Jonathan Rea has reflected on the negative impact social media reaction had on his mental wellbeing following a controversial incident during the 2021 World Superbike Championship.
Eventual champion Toprak Razgatlioglu was stripped of a win in the Superpole sprint race at Magny-Cours in France in September when on-board footage revealed he had strayed over a white line and onto the prohibited green area during the final lap.
Rea overtook his Turkish rival at the following corner but Razgatlioglu went on to snatch the race lead and victory back from Rea when he re-passed the Northern Irishman in the final stages.
After Sunday's second race had finished, the morning race result was revised with Rea declared as the winner after he and his Kawasaki team successfully protested the result and Razgatlioglu was demoted to runner-up, denying him a treble.
Images showed that Yamaha-mounted Razgatlioglu had breached track limits by skimming the green paint at Turn 10.
Razgatlioglu went on to break Rea's stranglehold on the title by securing his maiden World Superbike crown by 13 points come the end of the season.
'I wasn't in a great place'
"I could see he was on the green, it was clear, and I was fighting for points," Rea explained on The BBC Bikes Podcast.
"It's a world championship on the line, I don't train hard, make sacrifices regarding my family time and risk my life, everything, just to accept somebody taking advantage of a situation.
"My team and manufacturer don't put millions of euros a year into the sport for me to accept that.
"Dorna [the exclusive commercial and TV rights holder for WSB] threw me under the bus a bit, putting words in my mouth in a video.
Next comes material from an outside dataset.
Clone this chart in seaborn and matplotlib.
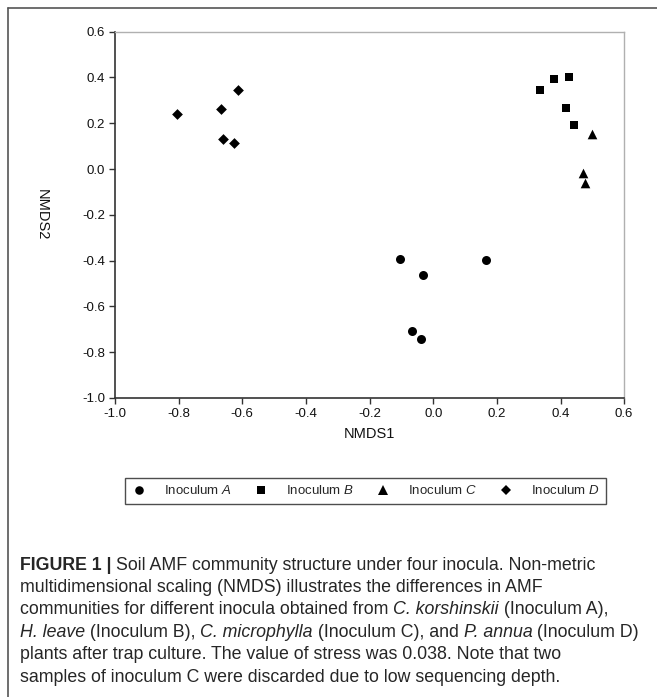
import numpy as np
import pandas as pd
import seaborn as sns
import matplotlib
matplotlib.use("Agg")
import matplotlib.pyplot as plt
from matplotlib.lines import Line2D

# NMDS scores
inoc_a_x = [-0.104, 0.167, -0.032, -0.067, -0.037]
inoc_a_y = [-0.394, -0.399, -0.464, -0.706, -0.741]
inoc_b_x = [0.337, 0.380, 0.427, 0.416, 0.441]
inoc_b_y = [0.346, 0.394, 0.400, 0.268, 0.191]
inoc_c_x = [0.499, 0.471, 0.476]
inoc_c_y = [0.152, -0.018, -0.062]
inoc_d_x = [-0.806, -0.612, -0.667, -0.661, -0.625]
inoc_d_y = [0.240, 0.344, 0.262, 0.132, 0.112]

groups = ["A", "B", "C", "D"]
legend_labels = [r"Inoculum $\it{A}$", r"Inoculum $\it{B}$",
                 r"Inoculum $\it{C}$", r"Inoculum $\it{D}$"]
xticks = [-1.0, -0.8, -0.6, -0.4, -0.2, 0.0, 0.2, 0.4, 0.6]
yticks = [-1.0, -0.8, -0.6, -0.4, -0.2, 0.0, 0.2, 0.4, 0.6]

# caption: (text, style) pieces per line
caption_lines = [
    [("FIGURE 1 | ", "bold"), ("Soil AMF community structure under four inocula. Non-metric", "normal")],
    [("multidimensional scaling (NMDS) illustrates the differences in AMF", "normal")],
    [("communities for different inocula obtained from ", "normal"), ("C. korshinskii", "italic"),
     (" (Inoculum A),", "normal")],
    [("H. leave", "italic"), (" (Inoculum B), ", "normal"), ("C. microphylla", "italic"),
     (" (Inoculum C), and ", "normal"), ("P. annua", "italic"), (" (Inoculum D)", "normal")],
    [("plants after trap culture. The value of stress was 0.038. Note that two", "normal")],
    [("samples of inoculum C were discarded due to low sequencing depth.", "normal")],
]

df = pd.DataFrame({
    "NMDS1": inoc_a_x + inoc_b_x + inoc_c_x + inoc_d_x,
    "NMDS2": inoc_a_y + inoc_b_y + inoc_c_y + inoc_d_y,
    "group": ["A"] * len(inoc_a_x) + ["B"] * len(inoc_b_x)
             + ["C"] * len(inoc_c_x) + ["D"] * len(inoc_d_x),
})

sns.set_style("white")
plt.rcParams["font.family"] = ["Liberation Sans", "DejaVu Sans"]
plt.rcParams["mathtext.fontset"] = "custom"
plt.rcParams["mathtext.rm"] = "Liberation Sans"
plt.rcParams["mathtext.it"] = "Liberation Sans:italic"
plt.rcParams["mathtext.bf"] = "Liberation Sans:bold"

W, H = 657, 697
fig = plt.figure(figsize=(W / 100, H / 100), dpi=100)
ax = fig.add_axes([0.175, 0.429, 0.775, 0.5255])

markers = {"A": "o", "B": "s", "C": "^", "D": "D"}
sizes = {"A": 42, "B": 40, "C": 48, "D": 30}
for g in groups:
    sub = df[df["group"] == g]
    sns.scatterplot(data=sub, x="NMDS1", y="NMDS2", marker=markers[g],
                    color="black", s=sizes[g], linewidth=0, ax=ax, legend=False)

ax.set_xlim(-1.0, 0.6)
ax.set_ylim(-1.0, 0.6)
ax.set_xticks(xticks)
ax.set_yticks(yticks)
ax.set_xticklabels([f"{t:.1f}" for t in xticks])
ax.set_yticklabels([f"{t:.1f}" for t in yticks])
ax.tick_params(axis="both", direction="out", length=4, width=1,
               color="#333333", labelsize=9.5, labelcolor="#111111", pad=3,
               bottom=True, left=True)
for side in ["left", "bottom"]:
    ax.spines[side].set_color("#333333")
    ax.spines[side].set_linewidth(1.2)
for side in ["top", "right"]:
    ax.spines[side].set_color("#b0b0b0")
    ax.spines[side].set_linewidth(1.0)

ax.set_xlabel("NMDS1", fontsize=10.5, color="#111111", labelpad=5)
ax.set_ylabel("NMDS2", fontsize=10.5, color="#111111", rotation=270)
ax.yaxis.set_label_coords(-0.158, 0.5)

handles = [Line2D([], [], linestyle="none", marker=markers[g], color="black",
                  markersize=np.sqrt(sizes[g]) * 0.95, markeredgewidth=0)
           for g in groups]
leg = fig.legend(handles, legend_labels, ncol=4, loc="center",
                 bbox_to_anchor=(0.5 * (125 + 606) / W, 1 - 491 / H),
                 frameon=True, fancybox=False, fontsize=9.5,
                 handletextpad=1.3, columnspacing=1.6, borderpad=0.5,
                 handlelength=1.2)
leg.get_frame().set_edgecolor("#222222")
leg.get_frame().set_linewidth(1.0)

# caption, drawn piece by piece so bold/italic can mix on a line
renderer = fig.canvas.get_renderer()
for i, pieces in enumerate(caption_lines):
    x_px = 20.0
    y = 1 - (565 + i * 22.4) / H
    for txt, style in pieces:
        t = fig.text(x_px / W, y, txt, fontsize=12.8, color="#262626",
                     ha="left", va="center",
                     fontweight="bold" if style == "bold" else "normal",
                     fontstyle="italic" if style == "italic" else "normal")
        x_px += t.get_window_extent(renderer).width

# outer frame (top and left edges visible in the crop)
fig.add_artist(Line2D([8 / W, 8 / W], [0, 1 - 8 / H],
                      transform=fig.transFigure, color="#555555", lw=1.2))
fig.add_artist(Line2D([8 / W, 1], [1 - 8 / H, 1 - 8 / H],
                      transform=fig.transFigure, color="#555555", lw=1.2))

fig.savefig("out.png", dpi=100)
If that hadn't gone out it would have been ok.
"They painted me as a real villain and weren't very apologetic about it either.
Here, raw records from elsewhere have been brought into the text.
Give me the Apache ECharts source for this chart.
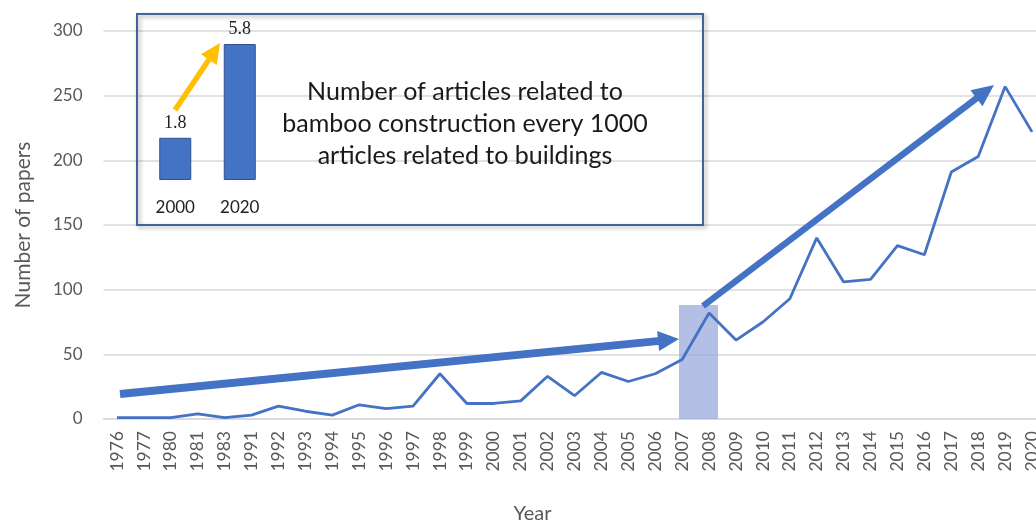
<!DOCTYPE html>
<html><head><meta charset="utf-8">
<script src="https://cdn.jsdelivr.net/npm/echarts@6/dist/echarts.min.js"></script>
<style>html,body{margin:0;padding:0;background:#fff}#c{width:1036px;height:521px}</style>
</head><body><div id="c"></div>
<script>
// Main series
const years = ['1976','1977','1980','1981','1983','1991','1992','1993','1994','1995','1996','1997','1998','1999','2000','2001','2002','2003','2004','2005','2006','2007','2008','2009','2010','2011','2012','2013','2014','2015','2016','2017','2018','2019','2020'];
const papers = [1,1,1,4,1,3,10,6,3,11,8,10,35,12,12,14,33,18,36,29,35,46,82,61,75,93,140,106,108,134,127,191,203,257,222];
// Inset: articles on bamboo construction per 1000 building articles
const insetYears = ['2000','2020'];
const insetValues = [1.8, 5.8];
const insetText = 'Number of articles related to\nbamboo construction every 1000\narticles related to buildings';

const BLUE = '#4472C4';
const FONT = 'Lato';

function arrow(x0, y0, x1, y1, width, headLen, headHalf, color) {
  const dx = x1 - x0, dy = y1 - y0, L = Math.hypot(dx, dy);
  const ux = dx / L, uy = dy / L, nx = -uy, ny = ux;
  const bx = x1 - ux * headLen, by = y1 - uy * headLen;
  return [
    { type: 'line', z: 20, shape: { x1: x0, y1: y0, x2: bx + ux * 2, y2: by + uy * 2 },
      style: { stroke: color, lineWidth: width } },
    { type: 'polygon', z: 20, shape: { points: [[x1, y1], [bx + nx * headHalf, by + ny * headHalf], [bx - nx * headHalf, by - ny * headHalf]] },
      style: { fill: color } }
  ];
}

const chart = echarts.init(document.getElementById('c'), null, { renderer: 'canvas' });
chart.setOption({
  animation: false,
  textStyle: { fontFamily: FONT },
  grid: [
    { left: 103.5, width: 942, top: 31, bottom: 102, outerBoundsMode: 'none', containLabel: false },
    { left: 143, width: 129, top: 44, bottom: 341, outerBoundsMode: 'none', containLabel: false }
  ],
  xAxis: [
    {
      type: 'category', data: years, gridIndex: 0,
      name: 'Year', nameLocation: 'middle', nameGap: 85,
      nameTextStyle: { fontSize: 20, color: '#595959', fontFamily: FONT, padding: [0, 84, 0, 0] },
      axisLine: { show: true, lineStyle: { color: '#d9d9d9', width: 1.5 } },
      axisTick: { show: false },
      axisLabel: { rotate: 90, fontSize: 17.5, color: '#595959', margin: 12, interval: 0, fontFamily: FONT },
      splitLine: { show: false }
    },
    {
      type: 'category', data: insetYears, gridIndex: 1,
      axisLine: { show: false }, axisTick: { show: false },
      axisLabel: { fontSize: 17, color: '#222', margin: 19, fontFamily: FONT }
    }
  ],
  yAxis: [
    {
      type: 'value', gridIndex: 0, min: 0, max: 300, interval: 50,
      name: 'Number of papers', nameLocation: 'middle', nameGap: 70,
      nameTextStyle: { fontSize: 21, color: '#595959', fontFamily: FONT },
      axisLine: { show: false }, axisTick: { show: false },
      axisLabel: { fontSize: 17, color: '#595959', margin: 21, fontFamily: FONT },
      splitLine: { lineStyle: { color: '#d9d9d9', width: 1.5 } }
    },
    {
      type: 'value', gridIndex: 1, min: 0, max: 5.8,
      show: false, splitLine: { show: false }
    }
  ],
  series: [
    {
      type: 'line', data: papers, xAxisIndex: 0, yAxisIndex: 0,
      symbol: 'none', lineStyle: { color: BLUE, width: 2.8 }, z: 5
    },
    {
      type: 'bar', data: insetValues, xAxisIndex: 1, yAxisIndex: 1,
      barWidth: 32, z: 6,
      itemStyle: { color: BLUE, borderColor: '#2F528F', borderWidth: 1 },
      label: { show: true, position: 'top', distance: 6, fontSize: 18, color: '#222', fontFamily: 'Liberation Serif' }
    }
  ],
  graphic: [
    // shaded band around 2007-2008
    { type: 'rect', z: 1, shape: { x: 679, y: 305, width: 39, height: 114 },
      style: { fill: 'rgba(150,166,218,0.72)' } },
    // inset box
    { type: 'rect', z: 3, shape: { x: 137, y: 14, width: 566, height: 211 },
      style: { fill: 'rgba(255,255,255,0)', stroke: '#41629a', lineWidth: 2,
               shadowColor: 'rgba(0,0,0,0.35)', shadowBlur: 4, shadowOffsetX: 2, shadowOffsetY: 2 } },
    { type: 'text', z: 4, x: 465, y: 124,
      style: { text: insetText, fontSize: 25, fontFamily: FONT, fill: '#1a1a1a',
               align: 'center', verticalAlign: 'middle', lineHeight: 32 } },
    ...arrow(175, 110, 220, 43, 5.5, 20, 9.5, '#FFC000'),
    ...arrow(120, 394, 679, 339, 8, 21, 10, BLUE),
    ...arrow(703, 306, 994, 85, 6.5, 22, 10, BLUE)
  ]
});
</script>
</body></html>
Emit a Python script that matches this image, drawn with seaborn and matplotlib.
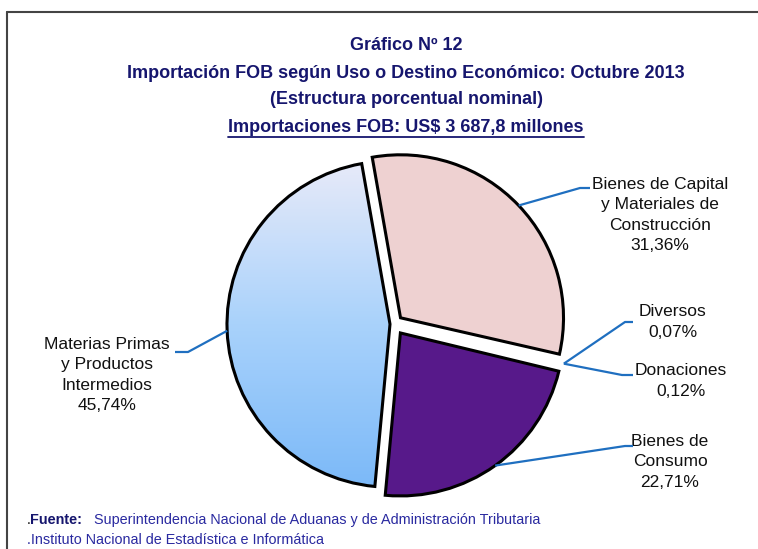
import numpy as np
import matplotlib
matplotlib.use("Agg")
import matplotlib.pyplot as plt
import seaborn as sns
from matplotlib import font_manager
from matplotlib.colors import LinearSegmentedColormap
from matplotlib.lines import Line2D

# data
categories = ["Bienes de Capital\ny Materiales de\nConstrucción", "Diversos", "Donaciones",
              "Bienes de\nConsumo", "Materias Primas\ny Productos\nIntermedios"]
shares = [31.36, 0.07, 0.12, 22.71, 45.74]
pct_labels = ["31,36%", "0,07%", "0,12%", "22,71%", "45,74%"]

title_lines = ["Gráfico Nº 12",
               "Importación FOB según Uso o Destino Económico: Octubre 2013",
               "(Estructura porcentual nominal)"]
subtitle = "Importaciones FOB: US$ 3 687,8 millones"
source_1 = "Superintendencia Nacional de Aduanas y de Administración Tributaria"
source_2 = ".Instituto Nacional de Estadística e Informática"

W, H = 758, 549
explode = [9, 0, 0, 11, 4]  # pixels (pie uses data units)
colors = ["#eed1d1", "#ffffff", "#ffffff", "#57198a", "#a8d0fa"]
NAVY = "#16166e"
LINE = "#1f6fc0"

sns.set_theme(style="white")
names = {f.name for f in font_manager.fontManager.ttflist}
has_narrow = "Liberation Sans Narrow" in names
narrow = "Liberation Sans Narrow" if has_narrow else "Liberation Sans"
tsize = 15 if has_narrow else 13
fsize = 12 if has_narrow else 10.4
plt.rcParams["font.family"] = ["Liberation Sans", "DejaVu Sans"]

fig = plt.figure(figsize=(W / 100, H / 100), dpi=100)
ax = fig.add_axes([0, 0, 1, 1])


def px(x, y):
    # image pixel -> data coords (y up)
    return x, H - y


cx, cy = px(394, 324)
R = 163
wedges, _ = ax.pie(shares, explode=explode, colors=colors, startangle=100,
                   counterclock=False, center=(cx, cy), radius=R,
                   wedgeprops=dict(edgecolor="black", linewidth=2.2))

# the two tiny slices are lost in the gap in the original
for w in wedges[1:3]:
    w.set_linewidth(0)
    w.set_facecolor("none")

# soft gradient on the big slice
grad = np.linspace(0, 1, 256).reshape(-1, 1)
cmap = LinearSegmentedColormap.from_list("mp", ["#76b6f8", "#a9d2fb", "#efedf9"])
w = wedges[4]
im = ax.imshow(grad, extent=(cx - R - 20, cx + 20, cy - R - 20, cy + R + 20),
               origin="lower", cmap=cmap, aspect="auto", zorder=w.get_zorder() - 0.01)
im.set_clip_path(w)
w.set_facecolor("none")

ax.set_xlim(0, W)
ax.set_ylim(0, H)
ax.set_aspect("equal")
ax.axis("off")


def edge_point(wedge, scale=1.0):
    th = np.deg2rad((wedge.theta1 + wedge.theta2) / 2)
    x0, y0 = wedge.center
    return x0 + wedge.r * scale * np.cos(th), y0 + wedge.r * scale * np.sin(th)


# label layout: text center, elbow, end of horizontal arm (image px)
layout = {
    0: ((660, 215), (580, 188), (590, 188)),
    1: ((673, 322), (625, 322), (633, 322)),
    2: ((681, 381), (622, 375), (633, 375)),
    3: ((670, 462), (625, 446), (633, 446)),
    4: ((107, 375), (188, 352), (175, 352)),
}

# hub for the two tiny slices
th_hub = np.deg2rad((wedges[1].theta1 + wedges[2].theta2) / 2)
hub = (cx + R * 1.07 * np.cos(th_hub), cy + R * 1.07 * np.sin(th_hub))

for i, (txt, elbow, end) in layout.items():
    start = hub if i in (1, 2) else edge_point(wedges[i])
    ex, ey = px(*elbow)
    fx, fy = px(*end)
    ax.plot([start[0], ex, fx], [start[1], ey, fy], color=LINE, lw=1.6,
            solid_capstyle="butt", zorder=5)
    tx, ty = px(*txt)
    ax.text(tx, ty, categories[i] + "\n" + pct_labels[i], ha="center", va="center",
            fontsize=12.5, linespacing=1.42, color="#111111")

# titles
for line, yy in zip(title_lines, [45, 73, 99]):
    fig.text(406 / W, 1 - yy / H, line, ha="center", va="center", fontsize=tsize,
             fontweight="bold", family=narrow, color=NAVY)
sub = fig.text(406 / W, 1 - 127 / H, subtitle, ha="center", va="center", fontsize=tsize,
               fontweight="bold", family=narrow, color=NAVY)

# source
fig.text(27 / W, 1 - 520 / H, ".", ha="left", va="center", fontsize=fsize, family=narrow,
         color="#111111")
fig.text(30 / W, 1 - 520 / H, "Fuente:", ha="left", va="center", fontsize=fsize,
         fontweight="bold", family=narrow, color=NAVY)
fig.text(94 / W, 1 - 520 / H, source_1, ha="left", va="center", fontsize=fsize,
         family=narrow, color="#2a2aa0")
fig.text(27 / W, 1 - 540 / H, source_2, ha="left", va="center", fontsize=fsize,
         family=narrow, color="#2a2aa0")

# frame (cropped on right and bottom)
fig.add_artist(Line2D([7 / W, 7 / W], [0, 1 - 12 / H], color="#444444", lw=1.5))
fig.add_artist(Line2D([7 / W, 1], [1 - 12 / H, 1 - 12 / H], color="#444444", lw=1.5))

# underline subtitle
fig.canvas.draw()
bb = sub.get_window_extent()
y_ul = bb.y0 - 1
fig.add_artist(Line2D([bb.x0 / W, bb.x1 / W], [y_ul / H, y_ul / H], color=NAVY, lw=1.3))

fig.savefig("out.png", dpi=100)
"I was on my way home on my own and checked my Instagram. My mate had put up a generic race quote and there were 500 comments within an hour of the post...one was like 'you're going to die', 'we know where you live', 'you're this and you're that'. I felt terrible.
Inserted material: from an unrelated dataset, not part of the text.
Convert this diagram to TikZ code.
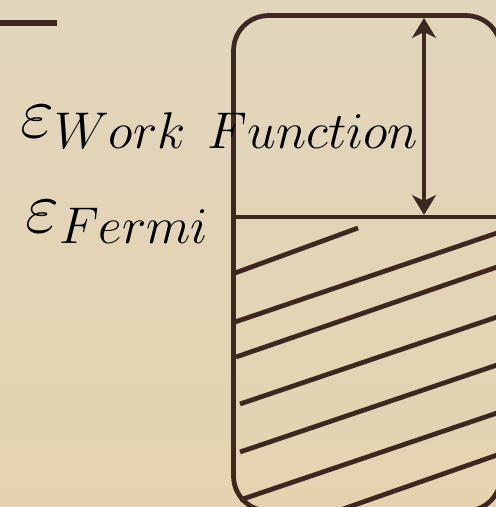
\RequirePackage{fix-cm}
\documentclass[tikz,border=0pt]{standalone}
\usepackage{amsmath,amssymb}
\usepackage{xcolor}
\usetikzlibrary{positioning,arrows.meta,calc}
\definecolor{inkbrown}{HTML}{3F2721}
\definecolor{parchtop}{HTML}{E1D5BC}
\definecolor{parchbot}{HTML}{E5D3B0}
\begin{document}
\begin{tikzpicture}[x=0.02cm, y=-0.02cm,
    ink/.style={draw=inkbrown, line width=2.7pt},
    lvl/.style={font=\fontsize{42}{50}\selectfont, inner sep=0pt, anchor=base west},
    dimline/.style={ink, {Stealth[length=4mm,width=4.8mm,inset=1.2mm]}-{Stealth[length=4mm,width=4.8mm,inset=1.2mm]}}]
\useasboundingbox (0,0) rectangle (496,507);
\shade[top color=parchtop, bottom color=parchbot] (0,0) rectangle (496,507);
% vacuum level stub
\coordinate (vacL) at (0,23);
\coordinate (vacR) at (57,23);
\draw[ink, line width=3pt] (vacL) -- (vacR);
% the metal
\node[ink, rounded corners=0.7cm, minimum width=5.35cm, minimum height=9.91cm,
      inner sep=0pt] (band) at (367.25,263.25) {};
\coordinate (fermiL) at (234,217);
\coordinate (fermiR) at (500,217);
\draw[ink] (fermiL) -- (fermiR);
\coordinate (wtop) at (424,18);
\coordinate (wbot) at (424,215);
\draw[dimline] (wtop) -- (wbot);
% filled states
\foreach \xa/\ya/\xb/\yb in {235/273/358/228, 235/322/500/232, 236/357/500/266,
    240/404/500/316, 240/452/500/364, 240/500/500/412, 343/509/500/454}
  \draw[ink] (\xa,\ya) -- (\xb,\yb);
% labels
\node[lvl] (wf) at (20,137) {$\varepsilon_{Work\ Function}$};
\node[lvl] (ef) at (25,232) {$\varepsilon_{Fermi}$};
\end{tikzpicture}
\end{document}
"I got sucked into reading all these terrible comments.
"I'm so lucky with my fans, I generally get 95% love and 5% hate but this time was the opposite, so I wasn't in a great place."
Social media 'such a powerful tool'
Rea went on to explain that he had also reaped benefits from the positive outcomes social media can bring about but as a father of two children he cautioned that "our kids should be prepared" for the impact it can have.
"I don't think you can get away from it. It should almost be a subject at school, it's such a powerful tool," added the Northern Irishman.
"I can't complain about social media because I use it to my advantage. I have sponsors that are really interested in my social media side and there are financial benefits so there's a positive side to it as well as the negatives.
"If you're not in a good place it's going to be tough. I said to my media people, 'I'm not this monster these people are making me out to be'.
"Two months later I had just been pipped to a world title and there was a picture of me giving Toprak a sincere hug in Parc ferme.
"I was like, 'well done mate, I'm so happy for you, you deserve this'. I was gutted for myself but happy for him.
"The same idiots who were calling for my head, suddenly they were saying what a great sportsman I was.
"I don't feel the need to talk negatively, or even offer positive opinion, about people in a public forum.
"Being kind is important. You've seen in the celebrity world how trolling can lead to tragic consequences, suicides. You don't know what's going on inside a person's head.
"It takes energy out of you to make nasty comments and you can feel so much better about yourself if you can be nice.
"If you don't have anything nice to say, then say nothing."
'Never given a chance in MotoGP'
The 35-year-old went on to explain that he had never been offered a full-time ride in MotoGP despite his remarkable run of success in World Superbikes.
"The closest conversation I had about going there was three or four years ago..I was in some talks with Aprilia to go there..it wasn't an offer though so I've never been given the chance.
"I replaced Casey Stoner for two races in the Repsol Honda team in 2012 but for me the MotoGP paddock was more business.
"The World Superbike paddock suits me better, it's an easier schedule, 13 rounds per year, so you can mix business with normality a bit more.
"The carrot was dangled for MotoGP as far back as my British Superbike days, where Honda had seen some potential. You are sold a dream.
"There's this school of thought, 'You stay in the Honda family and you make stepping stones. It's rubbish. You make your own opportunities in motorbike racing.
"Me and Honda Europe complemented each other in World Superbikes. I won races with them and was rewarded well.
"But sometimes you think you are in an incredible situation and then you move out of that and see another manufacturer or team."